Grecia tra i beneficiari del quantitative easing solo dopo “revisione dei progressi” – Il numero uno della Bce ha poi difeso le scelte del direttivo, che nelle scorse settimane è stato accusato di aver chiuso i rubinetti senza motivo. “Contesto chi dice che non abbiamo fornito abbastanza liquidità”, ha detto, perché l’Ela “in base alle nostre regole non è stata concepita per essere illimitata e senza condizioni”, è regolata da accordi “che fanno esplicito riferimento a una precisa quantità collaterale” e Francoforte ha agito “con criteri proporzionali“. Per di più l’esposizione totale della Bce verso Atene è di 130 miliardi di euro, che la rendono “il più grande depositante”. Poi Draghi ha aperto alla possibilità che, una volta entrata nel programma di sostegno triennale gestito dall’Esm, la Grecia possa essere ammessa nella platea degli Stati che beneficiano del programma di acquisto di titoli di Stato (quantitative easing) partito a marzo. Prima occorre però che si concluda con successo la “revisione” dei progressi fatti dal Paese sulla base dell’accordo con i partner Ue.
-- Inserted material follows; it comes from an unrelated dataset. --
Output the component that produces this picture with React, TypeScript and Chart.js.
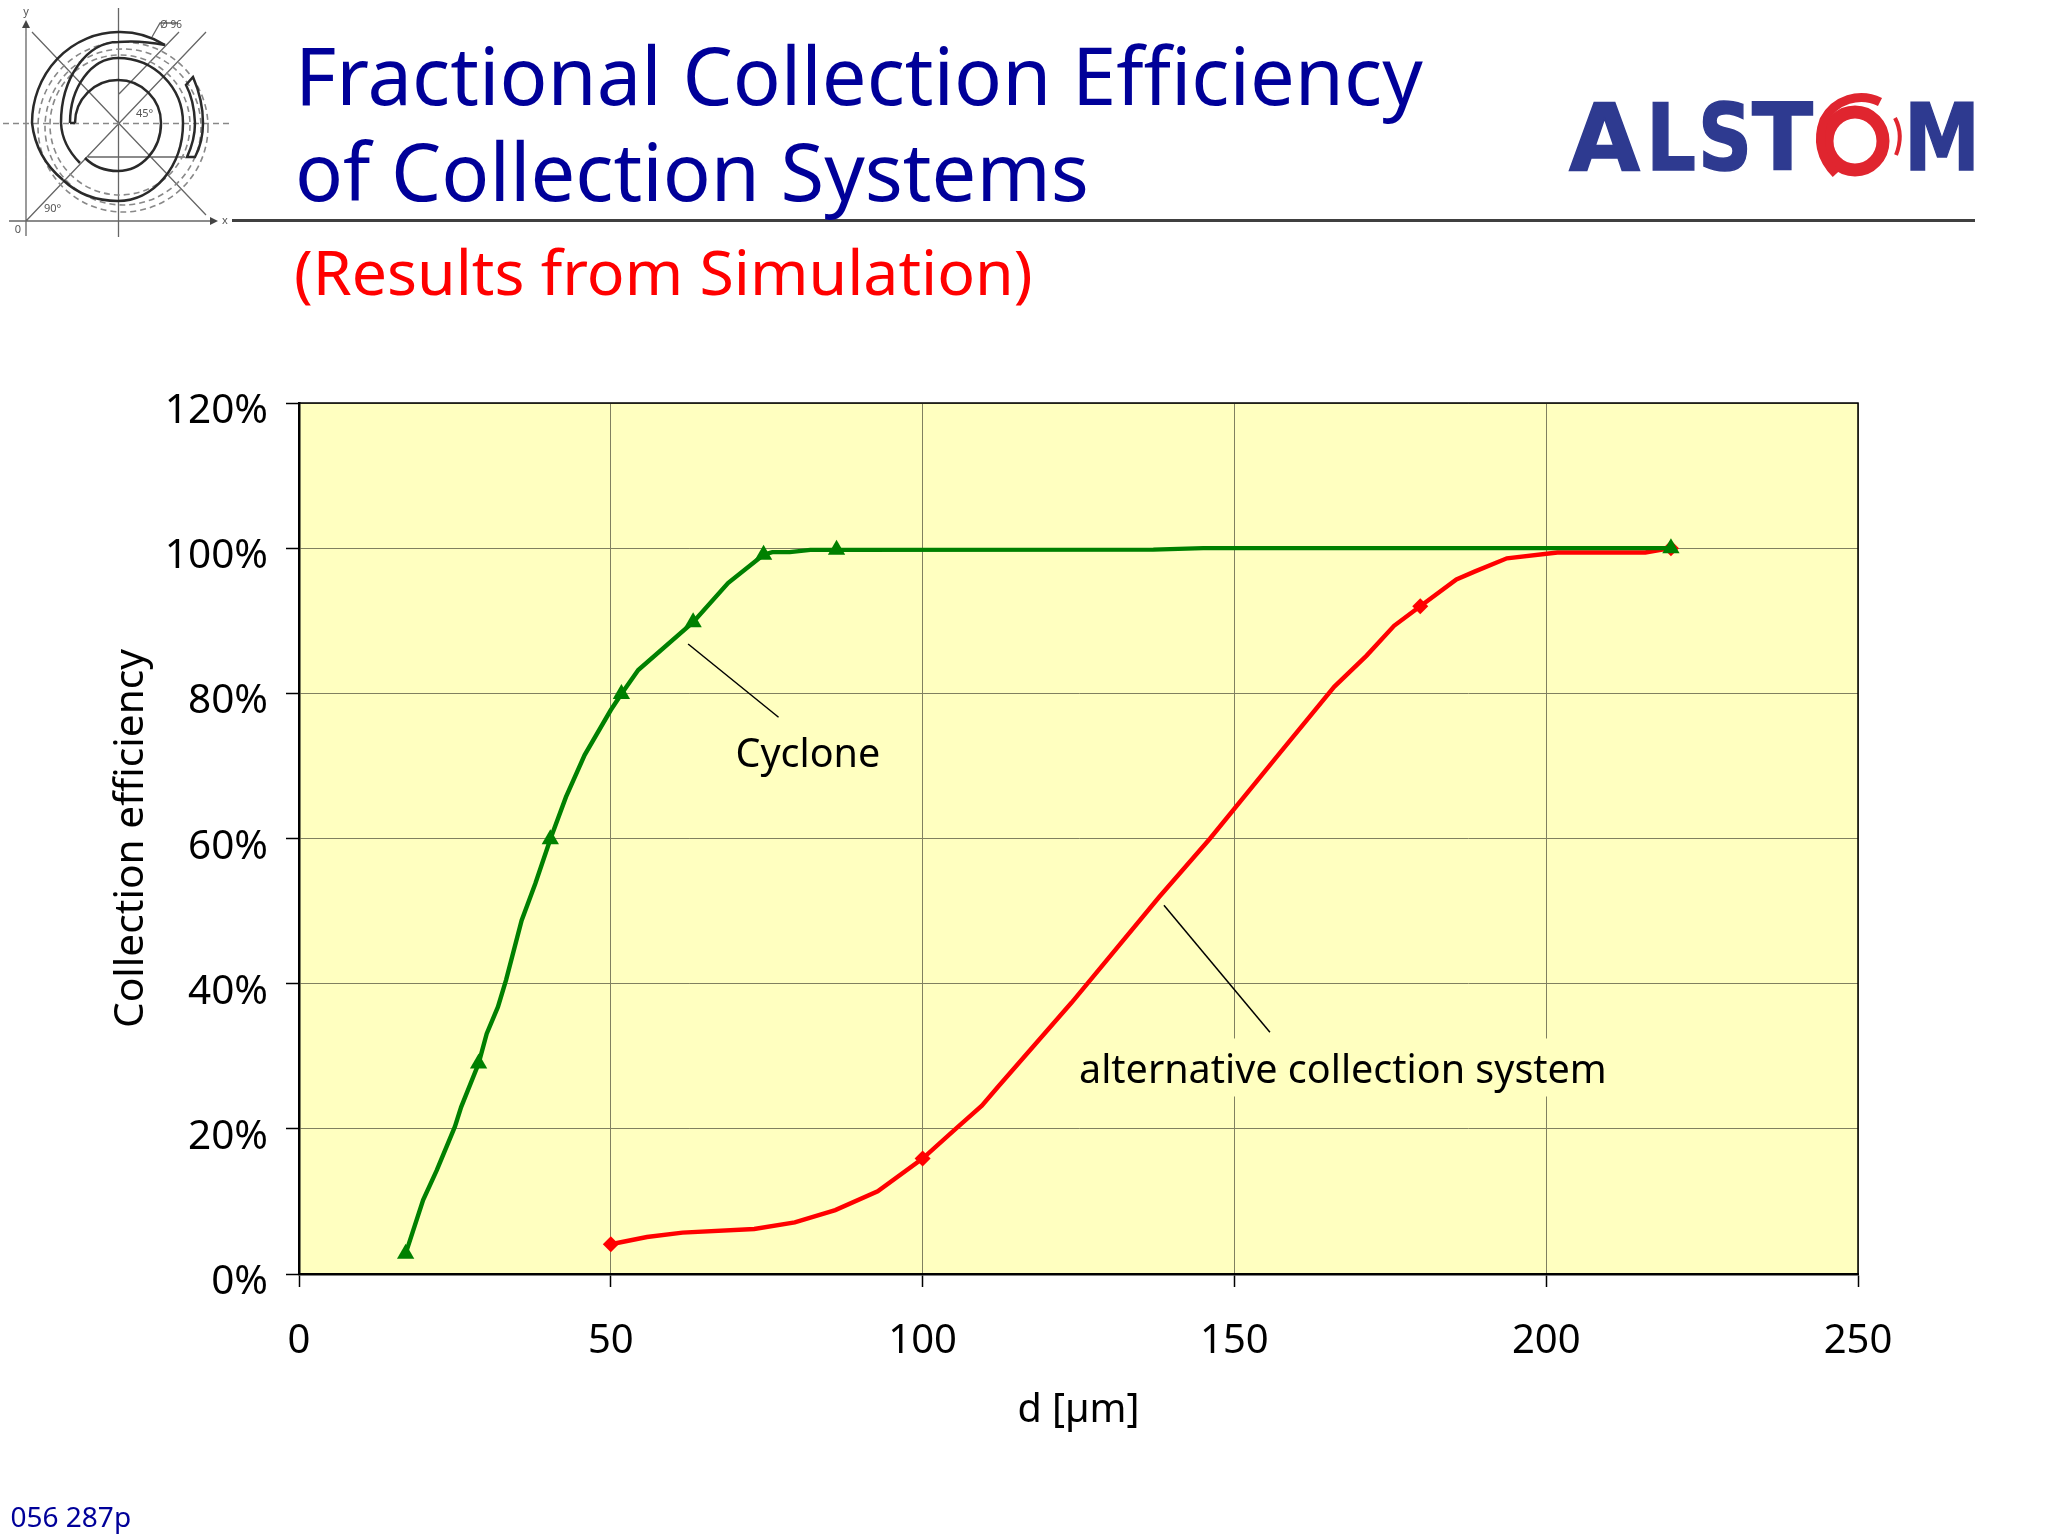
import React, { useEffect, useRef } from "react";
import { Chart, registerables } from "chart.js";

Chart.register(...registerables);

const titleLines = ["Fractional Collection Efficiency", "of Collection Systems"];
const subtitleText = "(Results from Simulation)";
const footerText = "056 287p";
const xAxisTitle = "d [µm]";
const yAxisTitle = "Collection efficiency";
const cycloneLabel = "Cyclone";
const alternativeLabel = "alternative collection system";

const cycloneX = [17.1, 19.9, 22.1, 25, 26, 28.8, 30.1, 31.9, 33.2, 35.7, 37.9, 40.3, 42.8, 45.8, 50, 51.7, 54.4, 63.2, 68.8, 74.5, 75.9, 78.7, 82, 86.2, 137, 145, 220];
const cycloneY = [2.8, 10.2, 14.3, 20.3, 23, 29, 33.1, 36.8, 40.5, 48.7, 53.8, 59.9, 65.7, 71.5, 77.7, 79.9, 83.2, 89.8, 95.2, 99.1, 99.45, 99.45, 99.77, 99.77, 99.8, 100, 100];
const cycloneMarkerX = [17.1, 28.8, 40.3, 51.7, 63.2, 74.5, 86.2, 220];
const cycloneMarkerY = [2.8, 29, 59.9, 79.9, 89.8, 99.1, 99.77, 100];

const alternativeX = [50, 55.8, 61.5, 73, 79.5, 86, 92.8, 100, 105.3, 109.5, 112.1, 123.9, 137.9, 146.1, 157.2, 166, 171.2, 175.6, 179.8, 185.6, 188.6, 193.7, 201.8, 215.9, 220];
const alternativeY = [4.1, 5.1, 5.7, 6.2, 7.1, 8.8, 11.4, 15.9, 20, 23.2, 25.8, 37.4, 51.9, 60, 71.7, 80.9, 85.2, 89.3, 92, 95.7, 96.8, 98.6, 99.4, 99.4, 100];
const alternativeMarkerX = [50, 100, 179.8, 220];
const alternativeMarkerY = [4.1, 15.9, 92, 100];

const cycloneLeaderX = [62.4, 76.9];
const cycloneLeaderY = [86.8, 76.7];
const alternativeLeaderX = [138.7, 155.7];
const alternativeLeaderY = [50.8, 33.3];

const cycloneLabelAt = [81.6, 71.35];
const alternativeLabelAt = [167.4, 27.9];

const FONT = '"Noto Sans"';
const NAVY = "#000099";
const GREEN = "#008000";
const RED = "#ff0000";
const PLOT_BG = "#ffffc0";

const pairs = (xs: number[], ys: number[]) => xs.map((x, i) => ({ x, y: ys[i] }));

const slidePlugin = {
  id: "slide",
  beforeDraw(chart: any) {
    const { ctx, chartArea: a } = chart;
    ctx.save();
    ctx.fillStyle = "#ffffff";
    ctx.fillRect(0, 0, chart.width, chart.height);
    ctx.fillStyle = PLOT_BG;
    ctx.fillRect(a.left, a.top, a.right - a.left, a.bottom - a.top);
    ctx.restore();
  },
  afterDraw(chart: any) {
    const { ctx, chartArea: a, scales } = chart;
    ctx.save();
    ctx.strokeStyle = "#000000";
    ctx.lineWidth = 1.5;
    ctx.beginPath();
    ctx.moveTo(a.left, a.top);
    ctx.lineTo(a.right, a.top);
    ctx.lineTo(a.right, a.bottom);
    ctx.stroke();

    ctx.strokeStyle = "#404040";
    ctx.lineWidth = 3;
    ctx.beginPath();
    ctx.moveTo(232, 220.5);
    ctx.lineTo(1975, 220.5);
    ctx.stroke();

    ctx.textAlign = "left";
    ctx.textBaseline = "alphabetic";
    ctx.fillStyle = NAVY;
    ctx.font = `79.5px ${FONT}`;
    ctx.fillText(titleLines[0], 295, 105);
    ctx.fillText(titleLines[1], 295, 201);
    ctx.fillStyle = RED;
    ctx.font = `62.6px ${FONT}`;
    ctx.fillText(subtitleText, 294, 295);
    ctx.fillStyle = NAVY;
    ctx.font = `28px ${FONT}`;
    ctx.fillText(footerText, 10.5, 1527);

    ctx.font = `39.5px ${FONT}`;
    ctx.textAlign = "center";
    ctx.textBaseline = "middle";
    const ax = scales.x.getPixelForValue(alternativeLabelAt[0]);
    const ay = scales.y.getPixelForValue(alternativeLabelAt[1]);
    ctx.fillStyle = PLOT_BG;
    ctx.fillRect(ax - 270, ay - 33, 540, 58);
    ctx.fillStyle = "#000000";
    ctx.fillText(alternativeLabel, ax, ay);
    ctx.fillText(
      cycloneLabel,
      scales.x.getPixelForValue(cycloneLabelAt[0]),
      scales.y.getPixelForValue(cycloneLabelAt[1])
    );
    ctx.restore();
  },
};

function Blueprint() {
  const solid = { fill: "none", stroke: "#2a2a2a", strokeWidth: 2.5 };
  const thin = { stroke: "#666", strokeWidth: 1.3, fill: "none" };
  const dash = { fill: "none", stroke: "#888", strokeWidth: 1.6, strokeDasharray: "6 4" };
  return (
    <svg width={240} height={240} style={{ position: "absolute", left: 0, top: 0 }}>
      <path d="M26 22V236M9 221H214M118.5 8V237M32 32L206 215M26 221L206 32M119 94L179 32M88 157H185M152 37L160 23H178" {...thin} />
      <path d="M3 123.5H232" fill="none" stroke="#888" strokeWidth={1.3} strokeDasharray="6 4" />
      <path d="M26 20l-4 8h8zM218 221l-8-4v8z" fill="#444" />
      <circle cx={123} cy={127} r={78} {...dash} />
      <circle cx={123} cy={127} r={85} {...dash} />
      <circle cx={120} cy={125} r={70} {...dash} />
      <path d="M63 180A87 87 0 0 1 32 123A87 91 0 0 1 118.5 32A87 91 0 0 1 165 45" {...solid} />
      <path d="M165 45Q140 40 118 42A57 81 0 0 0 61 123Q62 145 80 163" {...solid} />
      <path d="M70 123A48 65 0 0 1 118 58A65 65 0 0 1 183 123A65 78 0 0 1 118 201Q85 201 63 180" {...solid} />
      <path d="M75 123A43 43 0 0 1 118 80A43 43 0 0 1 161 123A43 48 0 0 1 118 171Q98 171 85 158" {...solid} />
      <path d="M70 123H75M193 77Q203 100 203 123Q203 142 195 157H187Q195 140 195 123Q194 100 186 85Z" {...solid} />
      <text x={26} y={15} fontSize={11} fill="#555" fontFamily={FONT} textAnchor="middle">y</text>
      <text x={225} y={224} fontSize={11} fill="#555" fontFamily={FONT} textAnchor="middle">x</text>
      <text x={18} y={233} fontSize={11} fill="#555" fontFamily={FONT} textAnchor="middle">0</text>
      <text x={136} y={117} fontSize={11} fill="#555" fontFamily={FONT}>45°</text>
      <text x={44} y={212} fontSize={11} fill="#555" fontFamily={FONT}>90°</text>
      <text x={160} y={28} fontSize={10} fill="#555" fontFamily={FONT}>Ø 96</text>
    </svg>
  );
}

function Logo() {
  const blue = "#2e3a90";
  const letters: [string, number, number][] = [
    ["A", 1569, 71],
    ["L", 1646, 50],
    ["S", 1698, 54],
    ["T", 1752, 61],
    ["M", 1904, 76],
  ];
  return (
    <svg width={2048} height={240} style={{ position: "absolute", left: 0, top: 0, pointerEvents: "none" }}>
      {letters.map(([c, x, w]) => (
        <text key={c} x={x} y={170} fontFamily="DejaVu Sans" fontWeight="bold" fontSize={93} fill={blue} stroke={blue} strokeWidth={1.5} textLength={w} lengthAdjust="spacingAndGlyphs">
          {c}
        </text>
      ))}
      <ellipse cx={1855} cy={141} rx={28} ry={29} fill="none" stroke="#e0252f" strokeWidth={13} />
      <path d="M1880 102A42 42 0 0 0 1824 120Q1813 150 1836 174" fill="none" stroke="#e0252f" strokeWidth={9} />
      <path d="M1895 118Q1904 135 1896 155" fill="none" stroke="#e0252f" strokeWidth={4} />
    </svg>
  );
}

export default function App() {
  const ref = useRef<HTMLCanvasElement | null>(null);
  useEffect(() => {
    document.body.style.margin = "0";
    const line = (data: any[], color: string, width: number) => ({
      data,
      showLine: true,
      borderColor: color,
      backgroundColor: color,
      borderWidth: width,
      pointRadius: 0,
      tension: 0,
    });
    const markers = (data: any[], color: string, style: string, radius: number) => ({
      data,
      showLine: false,
      borderColor: color,
      backgroundColor: color,
      pointStyle: style,
      pointRadius: radius,
      pointBorderWidth: 0,
    });
    const chart = new Chart(ref.current as HTMLCanvasElement, {
      type: "scatter",
      data: {
        datasets: [
          markers(pairs(cycloneMarkerX, cycloneMarkerY), GREEN, "triangle", 10),
          line(pairs(cycloneX, cycloneY), GREEN, 4.4),
          markers(pairs(alternativeMarkerX, alternativeMarkerY), RED, "rectRot", 8),
          line(pairs(alternativeX, alternativeY), RED, 4.4),
          line(pairs(cycloneLeaderX, cycloneLeaderY), "#000000", 1.5),
          line(pairs(alternativeLeaderX, alternativeLeaderY), "#000000", 1.5),
        ] as any,
      },
      plugins: [slidePlugin],
      options: {
        animation: false,
        responsive: false,
        devicePixelRatio: 1,
        layout: { padding: { left: 100, top: 403, right: 190, bottom: 102 } },
        plugins: { legend: { display: false }, tooltip: { enabled: false }, title: { display: false } },
        scales: {
          x: {
            type: "linear",
            min: 0,
            max: 250,
            afterFit: (s: any) => {
              s.height = 160;
            },
            ticks: {
              stepSize: 50,
              maxRotation: 0,
              padding: 31,
              color: "#000000",
              font: { family: FONT, size: 40 },
            },
            grid: { color: "#808060", lineWidth: 1, tickColor: "#000000", tickLength: 13, tickWidth: 1.5 },
            border: { color: "#000000", width: 2.5 },
            title: { display: true, text: xAxisTitle, color: "#000000", font: { family: FONT, size: 39.5 }, padding: 0 },
          },
          y: {
            min: 0,
            max: 120,
            afterFit: (s: any) => {
              s.width = 199;
            },
            ticks: {
              stepSize: 20,
              padding: 18,
              labelOffset: 8.5,
              color: "#000000",
              font: { family: FONT, size: 40.5 },
              callback: (v: any) => `${v}%`,
            },
            grid: { color: "#808060", lineWidth: 1, tickColor: "#000000", tickLength: 13, tickWidth: 1.5 },
            border: { color: "#000000", width: 2.5 },
            title: { display: true, text: yAxisTitle, color: "#000000", font: { family: FONT, size: 40.7 }, padding: 6.5 },
          },
        },
      },
    } as any);
    return () => chart.destroy();
  }, []);
  return (
    <div style={{ position: "relative", width: 2048, height: 1536, overflow: "hidden", background: "#fff" }}>
      <canvas ref={ref} width={2048} height={1536} style={{ position: "absolute", left: 0, top: 0, width: 2048, height: 1536 }} />
      <Blueprint />
      <Logo />
    </div>
  );
}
Via libera della Ue al prestito ponte. Rischi tutti a carico dell’Eurozona – Giovedì mattina l’Unione europea ha intanto preso atto dell’approvazione “in modo tempestivo e nel complesso soddisfacente” delle riforme previste dall’intesa firmata di lunedì scorso tra la Grecia e i creditori. E da Bruxelles è arrivato il via libera al prestito ponte da 7 miliardi necessario al Paese per far fronte alle prossime scadenze finanziarie, in attesa che si trovi un accordo sul piano di salvataggio a carico del fondo salva Stati Esm. L’avvio dei negoziati è stato autorizzato dall’Eurogruppo, ma ci vorranno diverse settimane. In un comunicato, i ministri di Economia e Finanze della zona euro scrivono che il prestito da 7 miliardi è a favore della “stabilità della Grecia” ed “è condizionato a quello che succederà nei diversi processi nazionali”. I soldi, come previsto, arriveranno dal vecchio fondo di stabilità finanziaria Efsm, a cui contribuiscono tutti gli Stati membri della Ue e non solo i 19 che hanno adottato la moneta unica. La Gran Bretagna, che nei giorni scorsi si era messa di traverso, ha sciolto le riserve dopo aver ricevuto “garanzie“. In particolare saranno utilizzati i profitti sui bond greci detenuti dalla Bce. Secondo fonti diplomatiche sentite dall’agenzia Efe, se la Grecia non dovesse restituire i soldi sarà solo l’Eurozona a farsi carico della perdita. Una soluzione che ha permesso di superare anche i dubbi espressi da Svezia e Danimarca.